Congenital Cytomegalovirus Infection Diagnosed Via Dried Blood Spots
By LabMedica International staff writers
Posted on 22 Aug 2019
Cytomegalovirus is the leading cause of congenital infection (cCMV) affecting up to 0.8% of newborns in high-income countries and is the most common cause of non-genetic deafness in childhood. A wide range of diseases diagnosed either at birth or in childhood, has been correlated to cCMV infection.Posted on 22 Aug 2019
The diagnosis of cCMV infection can be achieved by the examination of salivary/urinary samples collected within the first 2–3 weeks of age as the results of newborn hearing screening program (NHSP). After this early period of life, it is possible to distinguish between congenital and acquired CMV infection just by examining the Dried Blood Spot (DBS) samples on the ‘Guthrie’ cards that are universally collected within three days from the birth.
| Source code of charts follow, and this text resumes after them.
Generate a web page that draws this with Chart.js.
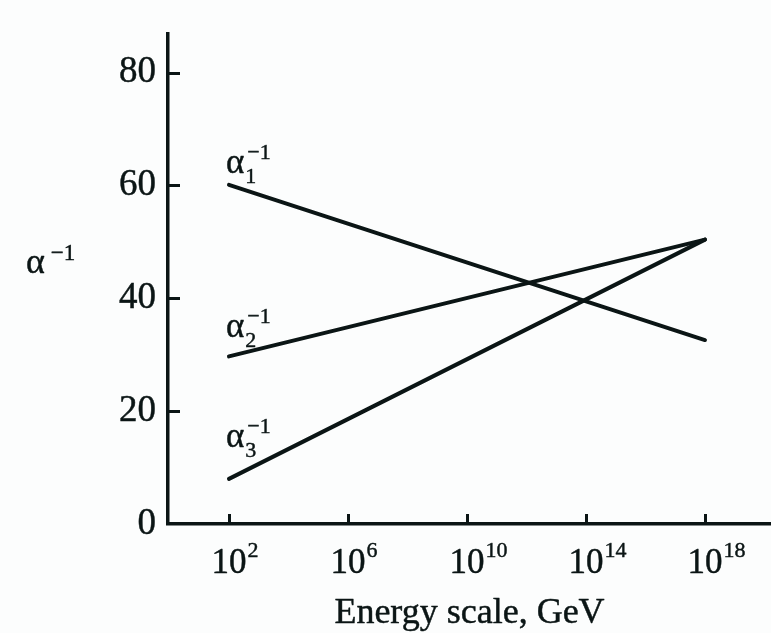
<!DOCTYPE html>
<html>
<head>
<meta charset="utf-8">
<script src="https://cdn.jsdelivr.net/npm/chart.js@4/dist/chart.umd.min.js"></script>
<style>
  html, body { margin: 0; padding: 0; background: #fcfdfd; }
  #wrap { width: 771px; height: 633px; }
</style>
</head>
<body>
<div id="wrap"><canvas id="chart" width="771" height="633"></canvas></div>
<script>
// ── Data (x = log10 of energy scale in GeV) ─────────────────────
const energyExp = [2, 18];
const alpha1Inv = [60.1, 32.6];
const alpha2Inv = [29.7, 50.4];
const alpha3Inv = [8.0, 50.4];
const seriesSub = ['1', '2', '3'];
const xTickExps = [2, 6, 10, 14, 18];
const yTickVals = [0, 20, 40, 60, 80];

const INK = '#0b1515';
const SERIF = '"Liberation Serif", "Times New Roman", serif';

function pts(ys) {
    return energyExp.map((x, i) => ({ x, y: ys[i] }));
}

// labels sit above the left end of each line; px offsets only
const labelLift = [12, 19, 32];

// slightly heavier text, like the scanned print
function inkText(c, s, x, y) {
    c.fillText(s, x, y);
    c.strokeText(s, x, y);
}

const axisDecor = {
    id: 'axisDecor',
    beforeDraw(chart) {
        const c = chart.ctx;
        c.save();
        c.fillStyle = '#fcfdfd';
        c.fillRect(0, 0, chart.width, chart.height);
        c.restore();
    },
    afterDraw(chart) {
        const c = chart.ctx;
        const xs = chart.scales.x, ys = chart.scales.y;
        const area = chart.chartArea;
        c.save();
        c.strokeStyle = INK;
        c.fillStyle = INK;
        c.lineWidth = 3;

        // inward tick marks
        yTickVals.filter(v => v > 0).forEach(v => {
            const py = Math.round(ys.getPixelForValue(v)) + 0.5;
            c.beginPath();
            c.moveTo(area.left, py);
            c.lineTo(area.left + 12, py);
            c.stroke();
        });
        xTickExps.forEach(e => {
            const px = Math.round(xs.getPixelForValue(e)) + 0.5;
            c.beginPath();
            c.moveTo(px, area.bottom);
            c.lineTo(px, area.bottom - 10);
            c.stroke();
        });

        c.lineWidth = 0.45;
        c.lineJoin = 'round';

        // x tick labels: 10^n
        c.textBaseline = 'alphabetic';
        xTickExps.forEach(e => {
            const px = xs.getPixelForValue(e);
            c.font = '35px ' + SERIF;
            c.textAlign = 'center';
            const w = c.measureText('10').width;
            inkText(c, '10', px, 573);
            c.font = '22px ' + SERIF;
            c.textAlign = 'left';
            inkText(c, String(e), px + w / 2 + 1, 557);
        });

        // y axis title: alpha^-1
        c.textAlign = 'left';
        c.font = '36px ' + SERIF;
        inkText(c, '\u03b1', 26, 273);
        const aw = c.measureText('\u03b1').width;
        c.font = '23px ' + SERIF;
        inkText(c, '\u22121', 26 + aw + 6, 260);

        // series labels alpha_i^-1
        chart.data.datasets.forEach((ds, i) => {
            const p = chart.getDatasetMeta(i).data[0];
            const bx = p.x - 3, by = p.y - labelLift[i];
            c.font = '35px ' + SERIF;
            inkText(c, '\u03b1', bx, by);
            const w = c.measureText('\u03b1').width;
            c.font = '22px ' + SERIF;
            inkText(c, seriesSub[i], bx + w + 1, by + 10);
            inkText(c, '\u22121', bx + w + 3, by - 14);
        });

        // x axis title
        c.font = '36px ' + SERIF;
        c.textAlign = 'center';
        inkText(c, 'Energy scale, GeV', (area.left + area.right) / 2, 623);
        c.restore();
    }
};

new Chart(document.getElementById('chart'), {
    type: 'line',
    data: {
        datasets: [
            { label: '\u03b1\u2081\u207b\u00b9', data: pts(alpha1Inv) },
            { label: '\u03b1\u2082\u207b\u00b9', data: pts(alpha2Inv) },
            { label: '\u03b1\u2083\u207b\u00b9', data: pts(alpha3Inv) },
        ].map(d => Object.assign(d, {
            borderColor: INK,
            borderWidth: 4,
            borderCapStyle: 'round',
            pointRadius: 0,
            tension: 0,
            fill: false,
        })),
    },
    options: {
        responsive: false,
        animation: false,
        devicePixelRatio: 1,
        layout: { padding: { top: 13, right: 0, left: 0, bottom: 0 } },
        plugins: { legend: { display: false }, tooltip: { enabled: false } },
        scales: {
            x: {
                type: 'linear',
                min: -0.05,
                max: 20.22,
                grid: { display: false, drawTicks: false },
                border: { display: true, color: INK, width: 3.5 },
                ticks: { display: false },
                afterFit: s => { s.height = 109; },
            },
            y: {
                type: 'linear',
                min: 0,
                max: 86.8,
                grid: { display: false, drawTicks: false },
                border: { display: true, color: INK, width: 3.5 },
                afterBuildTicks: s => { s.ticks = yTickVals.map(v => ({ value: v })); },
                afterFit: s => { s.width = 168; },
                ticks: {
                    color: INK,
                    padding: 12,
                    textStrokeColor: INK,
                    textStrokeWidth: 0.45,
                    font: { family: SERIF, size: 37 },
                },
            },
        },
    },
    plugins: [axisDecor],
});
</script>
</body>
</html>
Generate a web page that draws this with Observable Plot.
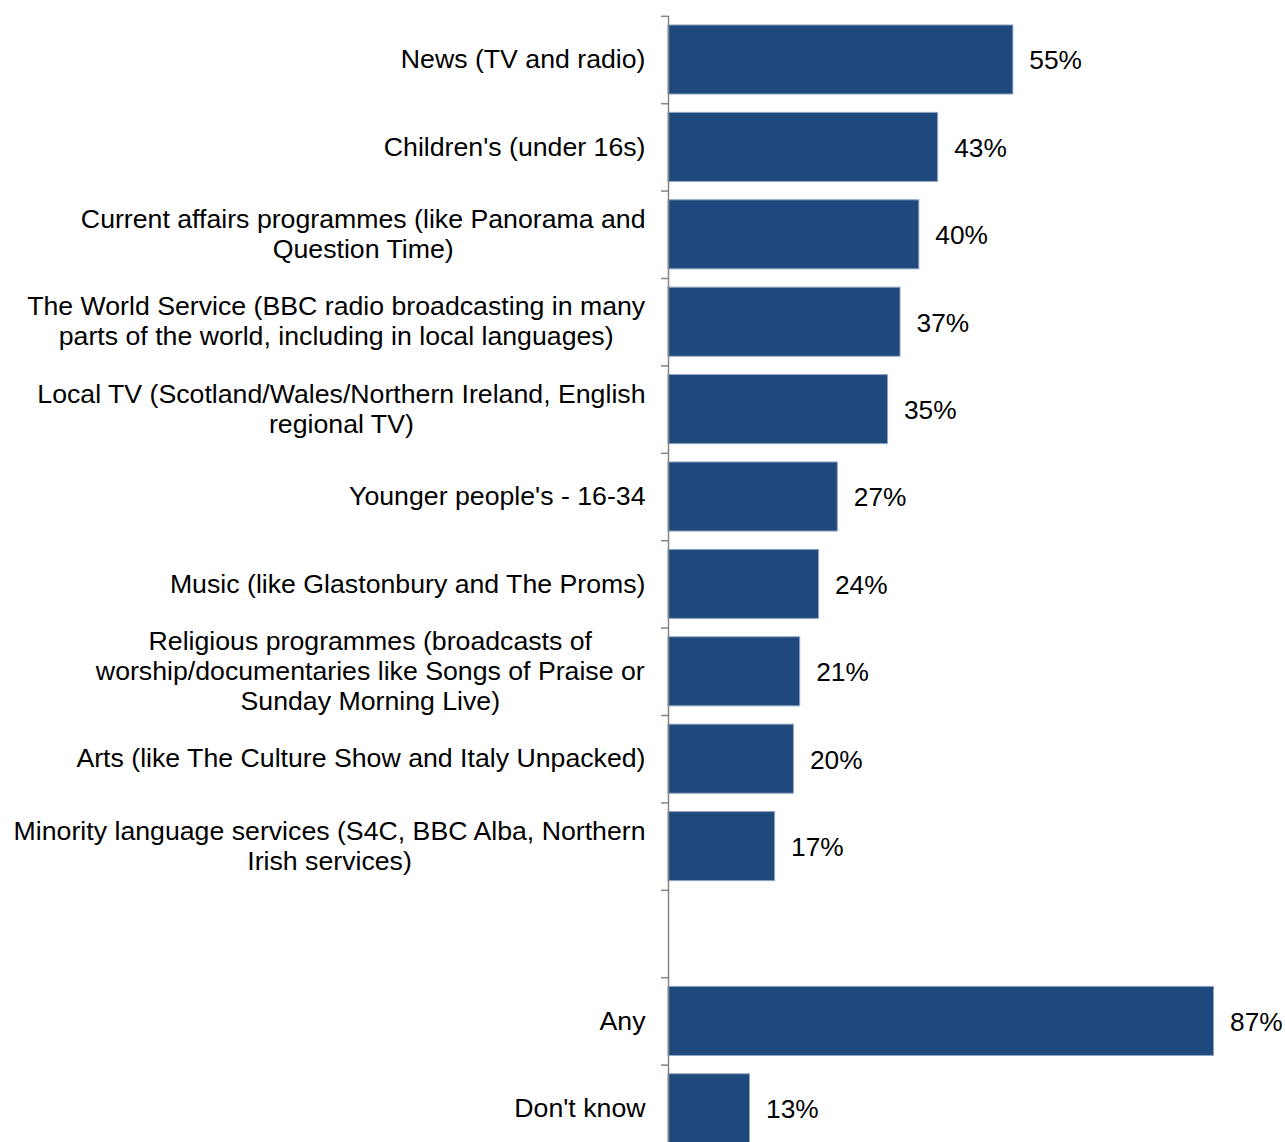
<!DOCTYPE html>
<html><head><meta charset="utf-8">
<script src="https://cdn.jsdelivr.net/npm/d3@7"></script>
<script src="https://cdn.jsdelivr.net/npm/@observablehq/plot@0.6"></script>
<style>html,body{margin:0;padding:0;background:#fff;overflow:hidden}</style>
</head><body><div id="chart"></div>
<script>
const categories = [
  "News (TV and radio)",
  "Children's (under 16s)",
  "Current affairs programmes (like Panorama and\nQuestion Time)",
  "The World Service (BBC radio broadcasting in many\nparts of the world, including in local languages)",
  "Local TV (Scotland/Wales/Northern Ireland, English\nregional TV)",
  "Younger people's - 16-34",
  "Music (like Glastonbury and The Proms)",
  "Religious programmes (broadcasts of\nworship/documentaries like Songs of Praise or\nSunday Morning Live)",
  "Arts (like The Culture Show and Italy Unpacked)",
  "Minority language services (S4C, BBC Alba, Northern\nIrish services)",
  " ",
  "Any",
  "Don't know"
];
const values = [55, 43, 40, 37, 35, 27, 24, 21, 20, 17, null, 87, 13];

const data = categories.map((c, i) => ({category: c, value: values[i]}));
const bars = data.filter(d => d.value != null);

const W = 1285, mTop = 15.8, mLeft = 668, mRight = 2.5;
const step = 87.4;
const H = mTop + step * categories.length;
const xMax = 98;
const pxPerUnit = (W - mLeft - mRight) / xMax;
const tickLen = 7 / pxPerUnit;

const chart = Plot.plot({
  width: W,
  height: H,
  marginTop: mTop,
  marginBottom: 0,
  marginLeft: mLeft,
  marginRight: mRight,
  style: {fontFamily: "'Liberation Sans', Arial, sans-serif", background: "#fff"},
  x: {domain: [0, xMax], axis: null},
  y: {domain: categories, axis: null, paddingInner: 0.21, paddingOuter: 0.105, round: false},
  marks: [
    Plot.barX(bars, {x: "value", y: "category", fill: "#1f497d", stroke: "#8fa3c2", strokeWidth: 1}),
    Plot.ruleY(categories, {y: d => d, x1: -tickLen, x2: 0, dy: -step / 2, stroke: "#868686", strokeWidth: 1.5}),
    Plot.ruleX([0], {stroke: "#868686", strokeWidth: 1.5}),
    Plot.text(categories, {x: 0, y: d => d, text: d => d, textAnchor: "end", dx: -23, dy: -1.5, fontSize: 26.7, lineHeight: 1.13, fill: "#000"}),
    Plot.text(bars, {x: "value", y: "category", text: d => d.value + "%", textAnchor: "start", dx: 16, dy: 1, fontSize: 26.3, fill: "#000"})
  ]
});
document.getElementById("chart").appendChild(chart);

// Center multi-line labels on their widest line, keeping the right edge at the anchor
const multi = new Set(categories.filter(c => c.includes("\n")).map(c => c.replace(/\n/g, "")));
d3.select(chart).selectAll("text").each(function() {
  if (!multi.has(this.textContent)) return;
  const w = this.getBBox().width;
  const t = this.getAttribute("transform") || "";
  this.setAttribute("text-anchor", "middle");
  this.style.textAnchor = "middle";
  d3.select(this).selectAll("tspan").attr("text-anchor", "middle").style("text-anchor", "middle");
  this.setAttribute("transform", (t + ` translate(${-w / 2},0)`).trim());
});
</script>
</body></html>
Medical scientists at the Università degli Studi di Milano (Milan, Italy) collected DBS samples from children with a diagnosis of deafness that were retrieved from the regional neonatal screening center and tested for CMV between January 1, 2014, and December 31, 2018. DBS samples were processed by two separate in-house steps consisting of DNA extraction from the DBS samples by a heat-extraction-method, followed by amplification of a fragment of the CMV genome using a nested-polymerase chain reaction. The lower limit of detection of the CMV-DBS test was 400 CMV-DNA copies/mL.
The investigators reported that overall, 82 children were included with a median age of 3.4 months; (lower-upper quartiles: 2–5.3 months; males: 60.9%). Most of them (70.7%) presented bilateral hearing loss with a symmetrical pattern in 79.3% of the cases. Auditory Brainstem Responses (ABR) thresholds were ≥ 70 dB HL (severe/profound deafness) in 46.5% of children. Among all tested children, 6.1% resulted positive for cCMV. The rate of severe/profound deafness was statistically higher in children with cCMV infection.
The authors concluded that the addition of DBS-test to the NHSP allowed the identification, in their first months of life, of a cCMV infection in 6.1% of children who had failed NHS. The introduction of a targeted CMV screening strategy could help clinicians in the differential diagnosis and in the babies’ management. DBS samples can be considered a “universal newborns biobank”: their storage site and duration should be the subject of political decision-making. The study was published on July 22, 2019, in the journal BMC Infectious Diseases.